Stated problem:
Locate the word "chart" in the material, then show every line that holds it.

Information provided:
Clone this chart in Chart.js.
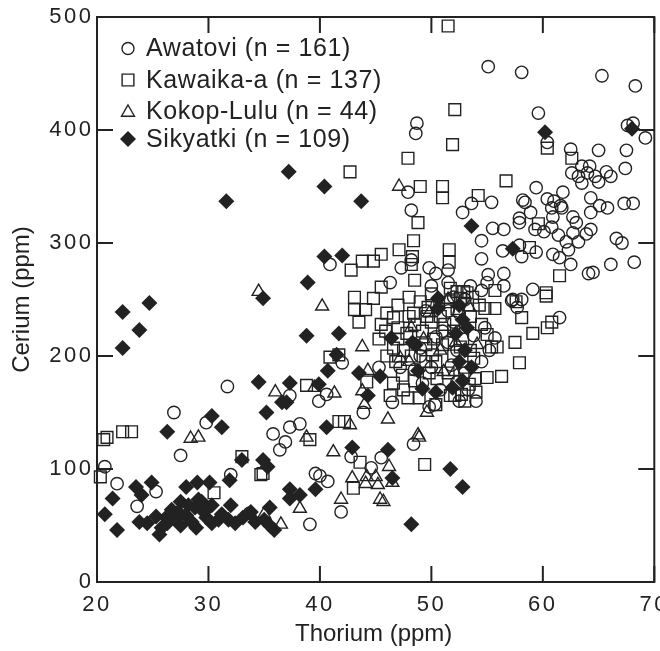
<!DOCTYPE html>
<html>
<head>
<meta charset="utf-8">
<script src="https://cdn.jsdelivr.net/npm/chart.js@4.4.1/dist/chart.umd.min.js"></script>
<style>
  html, body { margin: 0; padding: 0; background: #fff; overflow: hidden; }
  #wrap { width: 660px; height: 651px; overflow: hidden; }
</style>
</head>
<body>
<div id="wrap"><canvas id="chart" width="664" height="651"></canvas></div>
<script>
// thorium (x) and cerium (y), ppm
const awatoviTh = [48.7,48.6,55.1,58.1,65.3,68.3,59.6,60.4,62.5,65.0,67.5,67.6,68.1,69.2,47.9,48.2,52.8,40.9,48.2,47.3,
  49.8,50.4,51.5,51.5,46.3,63.5,64.2,62.6,63.2,63.5,64.0,64.7,65.0,65.7,66.1,67.4,59.4,61.8,53.6,55.4,
  58.2,58.4,60.4,61.0,61.6,60.8,61.7,60.9,64.3,65.1,65.8,67.3,68.1,64.3,58.9,55.5,56.5,57.9,57.9,59.3,
  60.1,60.8,61.4,62.7,63.0,62.7,63.9,64.3,54.5,56.4,57.9,58.1,59.4,60.9,61.5,62.1,62.3,63.2,62.5,66.6,
  67.1,54.5,66.1,68.2,64.1,64.5,55.1,56.5,55.0,54.5,56.5,59.1,57.3,58.1,31.7,26.9,29.8,35.8,20.7,21.8,
  23.6,25.3,27.5,36.9,36.4,32.0,33.7,42.8,44.6,45.5,48.4,39.6,40.0,40.7,41.9,39.1,42.0,45.3,37.3,40.6,
  39.9,43.9,46.5,49.2,49.8,50.3,37.3,38.2,49.0,50.4,51.5,52.3,52.3,57.2,57.7,61.5,55.7,49.5,50.5,51.5,
  52.5,53.0,51.0,52.0,53.8,54.5,53.0,51.8,50.0,49.0,53.3,52.5,54.0,50.8,48.5,47.2,55.2,54.8,52.0,50.0,53.5]
const awatoviCe = [406,397,456,451,448,439,415,389,383,382,382,404,406,393,345,329,327,281,285,278,
  278,273,276,265,265,368,368,362,359,353,362,359,354,363,359,366,349,345,335,336,
  338,336,339,337,333,331,331,323,340,333,331,335,335,327,327,313,312,322,318,312,
  310,314,307,323,318,309,308,312,302,293,298,288,292,290,287,301,294,301,281,304,
  300,286,281,283,273,274,272,273,265,258,262,259,250,250,173,150,141,131,102,87,
  67,80,112,124,117,95,61,111,101,110,122,96,94,89,62,51,194,190,165,166,
  160,150,159,176,155,157,137,140,207,217,212,205,177,249,243,234,216,240,245,240,
  238,250,222,230,218,195,185,192,190,200,170,160,160,170,188,190,205,225,252,262,262]

const kawaikaTh = [51.5,52.1,51.9,47.9,60.4,62.6,42.7,49.0,51.0,51.0,48.8,48.4,51.6,51.6,43.8,44.8,45.5,42.8,47.1,48.3,
  48.2,45.5,48.5,43.1,44.8,51.7,52.3,52.9,56.7,54.2,59.6,58.8,61.5,55.7,60.3,53.2,22.3,23.1,20.9,20.3,
  30.5,33.0,34.7,34.9,39.1,43.6,49.4,43.0,43.1,44.1,43.5,40.9,41.7,44.2,38.8,46.6,47.4,47.9,48.9,50.4,
  41.7,42.2,45.3,45.9,46.6,47.0,48.0,48.4,49.7,49.6,46.6,50.1,50.4,49.5,51.7,52.3,52.6,51.7,52.1,57.6,
  60.3,54.8,55.7,58.1,60.4,60.8,59.1,57.5,55.0,55.9,55.4,57.9,56.3,55.0,53.9,52.7,46.0,46.8,47.5,48.2,
  47.0,47.8,48.5,49.2,50.0,50.8,51.2,52.0,52.8,53.5,53.8,51.0,50.2,49.5,52.0,53.0,51.5,50.5,49.8,48.5,
  47.5,46.3,53.4,54.0,53.0,47.0,48.0,49.0,50.0,46.0,45.5,53.5,54.5,54.3,53.7,52.6,20.6]
const kawaikaCe = [492,418,387,375,384,375,363,350,350,340,318,302,294,283,284,284,290,276,294,288,
  281,261,267,252,251,260,257,257,355,342,317,296,271,258,256,256,133,133,128,93,
  79,111,95,96,126,106,104,83,241,241,230,199,201,177,174,176,183,163,163,157,
  142,142,215,222,234,225,235,238,243,235,207,201,195,195,248,242,251,165,165,248,
  253,242,242,234,225,230,220,212,219,208,208,194,182,181,180,166,200,195,205,200,
  215,220,228,222,230,235,228,222,215,205,198,210,215,210,200,190,185,180,185,178,
  170,165,175,168,160,245,252,248,255,238,228,235,228,245,252,208,126]

const kokopTh = [47.1,34.5,36.0,28.4,29.1,38.8,41.2,46.2,48.9,38.2,42.9,44.2,45.0,44.1,45.2,46.5,41.9,45.4,45.7,36.5,
  40.2,43.8,44.3,39.5,41.3,43.8,44.0,49.6,46.1,48.8,42.7,48.0,51.1,52.1,54.1,35.0,47.2,49.3,50.8,52.2,
  51.5,53.4,49.8,48.2]
const kokopCe = [350,257,168,127,128,128,115,102,128,65,92,93,93,87,86,88,73,73,71,51,
  244,208,187,172,167,169,157,150,144,130,139,195,186,186,210,60,198,215,205,212,
  250,243,238,225]

const sikyatkiTh = [60.2,68.0,31.6,34.9,24.7,37.2,40.4,43.7,40.4,42.0,38.9,53.6,57.3,22.3,23.8,22.3,34.5,35.2,36.6,30.3,
  31.2,26.3,23.5,24.0,24.9,21.4,20.7,21.8,28.0,29.0,30.1,31.9,33.0,34.9,35.3,25.6,35.9,35.5,32.0,42.9,
  46.1,51.7,52.8,37.3,37.3,38.2,39.6,46.5,48.2,38.8,41.7,41.5,40.7,43.5,45.4,37.3,39.9,37.0,44.3,49.2,
  40.6,46.4,48.3,48.6,48.8,50.6,50.6,23.8,24.5,25.3,26.2,26.7,27.1,27.5,28.0,28.8,28.9,29.4,29.8,30.3,
  30.9,31.8,32.4,33.1,34.2,35.0,35.5,29.6,28.5,30.3,25.8,26.3,27.5,29.1,29.6,27.3,28.2,52.5,52.8,53.2,
  52.2,53.0,52.5,53.6,52.8,51.9,50.4,33.8,31.2]
const sikyatkiCe = [398,401,337,251,247,363,350,337,288,289,265,315,295,239,223,207,177,150,159,147,
  137,133,84,77,88,74,60,46,84,88,88,90,108,108,102,42,46,66,68,119,
  117,100,84,82,74,77,82,92,51,218,220,201,187,185,182,176,175,159,165,171,
  137,216,212,210,187,251,242,53,52,58,57,64,55,50,59,66,48,71,57,68,
  55,55,52,57,53,55,50,62,53,52,48,52,71,73,65,62,68,245,232,225,
  220,205,195,190,178,172,168,62,60]

const seriesNames = ['Awatovi (n = 161)', 'Kawaika-a (n = 137)', 'Kokop-Lulu (n = 44)', 'Sikyatki (n = 109)']
const xTicks = [20, 30, 40, 50, 60, 70]
const yTicks = [0, 100, 200, 300, 400, 500]

const ink = '#222'
const clear = 'rgba(0,0,0,0)'
const fontFamily = '"Liberation Sans", Arial, Helvetica, sans-serif'

function toPoints(xs, ys) {
  return xs.map((v, i) => ({ x: v, y: ys[i] }))
}

// marker shapes used in the in-plot legend
function marker(ctx, style, x, y) {
  ctx.beginPath()
  if (style === 'circle') {
    ctx.arc(x, y, 6, 0, Math.PI * 2)
    ctx.stroke()
  } else if (style === 'rect') {
    ctx.rect(x - 5.9, y - 5.9, 11.8, 11.8)
    ctx.stroke()
  } else if (style === 'triangle') {
    ctx.moveTo(x, y - 7.5)
    ctx.lineTo(x + 6.5, y + 3.75)
    ctx.lineTo(x - 6.5, y + 3.75)
    ctx.closePath()
    ctx.stroke()
  } else {
    ctx.moveTo(x, y - 8)
    ctx.lineTo(x + 8, y)
    ctx.lineTo(x, y + 8)
    ctx.lineTo(x - 8, y)
    ctx.closePath()
    ctx.fill()
  }
}

const framePlugin = {
  id: 'frame',
  beforeDraw(chart) {
    // the tick labels of the original are widely spaced
    chart.ctx.letterSpacing = '2.5px'
  },
  beforeDatasetsDraw(chart) {
    const { ctx, chartArea: a, scales: { x, y } } = chart
    ctx.save()
    ctx.strokeStyle = ink
    ctx.lineWidth = 2
    ctx.strokeRect(a.left, a.top, a.right - a.left, a.bottom - a.top)
    ctx.beginPath()
    xTicks.forEach(v => {
      const px = x.getPixelForValue(v)
      ctx.moveTo(px, a.bottom)
      ctx.lineTo(px, a.bottom - 16)
      ctx.moveTo(px, a.top)
      ctx.lineTo(px, a.top + 16)
    })
    yTicks.forEach(v => {
      const py = y.getPixelForValue(v)
      ctx.moveTo(a.left, py)
      ctx.lineTo(a.left + 16, py)
      ctx.moveTo(a.right, py)
      ctx.lineTo(a.right - 16, py)
    })
    ctx.stroke()
    ctx.restore()
  },
  afterDraw(chart) {
    const { ctx, chartArea: a } = chart
    ctx.save()
    ctx.letterSpacing = '0px'
    ctx.fillStyle = ink
    ctx.strokeStyle = ink
    ctx.lineWidth = 1.4

    // axis titles
    ctx.font = '24px ' + fontFamily
    ctx.textAlign = 'center'
    ctx.textBaseline = 'middle'
    ctx.fillText('Thorium (ppm)', (a.left + a.right) / 2 - 2, 634)
    ctx.save()
    ctx.translate(22, (a.top + a.bottom) / 2)
    ctx.rotate(-Math.PI / 2)
    ctx.fillText('Cerium (ppm)', 0, 0)
    ctx.restore()

    // legend
    const styles = ['circle', 'rect', 'triangle', 'rectRot']
    const rowY = [48.5, 80, 111.5, 139]
    ctx.font = '25px ' + fontFamily
    ctx.letterSpacing = '0.6px'
    ctx.textAlign = 'left'
    styles.forEach((s, i) => {
      marker(ctx, s, 128, rowY[i] + (s === 'triangle' ? 1 : 0))
      ctx.fillText(seriesNames[i], 146, rowY[i] + 1)
    })
    ctx.restore()
  }
}

const makeSet = (label, xs, ys, style, radius, fill) => ({
  label: label,
  data: toPoints(xs, ys),
  pointStyle: style,
  pointRadius: radius,
  pointHoverRadius: radius,
  pointBorderColor: ink,
  pointBackgroundColor: fill,
  pointBorderWidth: style === 'rectRot' ? 0 : 1.4,
  clip: false
})

new Chart(document.getElementById('chart'), {
  type: 'scatter',
  data: {
    datasets: [
      makeSet('Awatovi', awatoviTh, awatoviCe, 'circle', 6.2, clear),
      makeSet('Kawaika-a', kawaikaTh, kawaikaCe, 'rect', 8.3, clear),
      makeSet('Kokop-Lulu', kokopTh, kokopCe, 'triangle', 7.5, clear),
      makeSet('Sikyatki', sikyatkiTh, sikyatkiCe, 'rectRot', 8, ink)
    ]
  },
  options: {
    responsive: false,
    animation: false,
    layout: { padding: { top: 17, right: 2, left: 0, bottom: 0 } },
    plugins: {
      legend: { display: false },
      tooltip: { enabled: false }
    },
    scales: {
      x: {
        type: 'linear',
        min: 20,
        max: 70,
        grid: { display: false, drawTicks: false },
        border: { display: false },
        ticks: {
          stepSize: 10,
          padding: 10,
          color: ink,
          font: { family: fontFamily, size: 22 }
        },
        afterFit(s) {
          s.height = 69
          s.paddingLeft = 0
          s.paddingRight = 0
        }
      },
      y: {
        min: 0,
        max: 500,
        grid: { display: false, drawTicks: false },
        border: { display: false },
        ticks: {
          stepSize: 100,
          padding: 3.5,
          color: ink,
          font: { family: fontFamily, size: 22 }
        },
        afterFit(s) {
          s.width = 97
          s.paddingTop = 0
          s.paddingBottom = 0
        }
      }
    }
  },
  plugins: [framePlugin]
})
</script>
</body>
</html>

Written response:
Clone this chart in Chart.js.
<script src="https://cdn.jsdelivr.net/npm/chart.js@4.4.1/dist/chart.umd.min.js"></script>
<div id="wrap"><canvas id="chart" width="664" height="651"></canvas></div>
  beforeDraw(chart) {
    chart.ctx.letterSpacing = '2.5px'
  beforeDatasetsDraw(chart) {
    const { ctx, chartArea: a, scales: { x, y } } = chart
  afterDraw(chart) {
    const { ctx, chartArea: a } = chart
new Chart(document.getElementById('chart'), {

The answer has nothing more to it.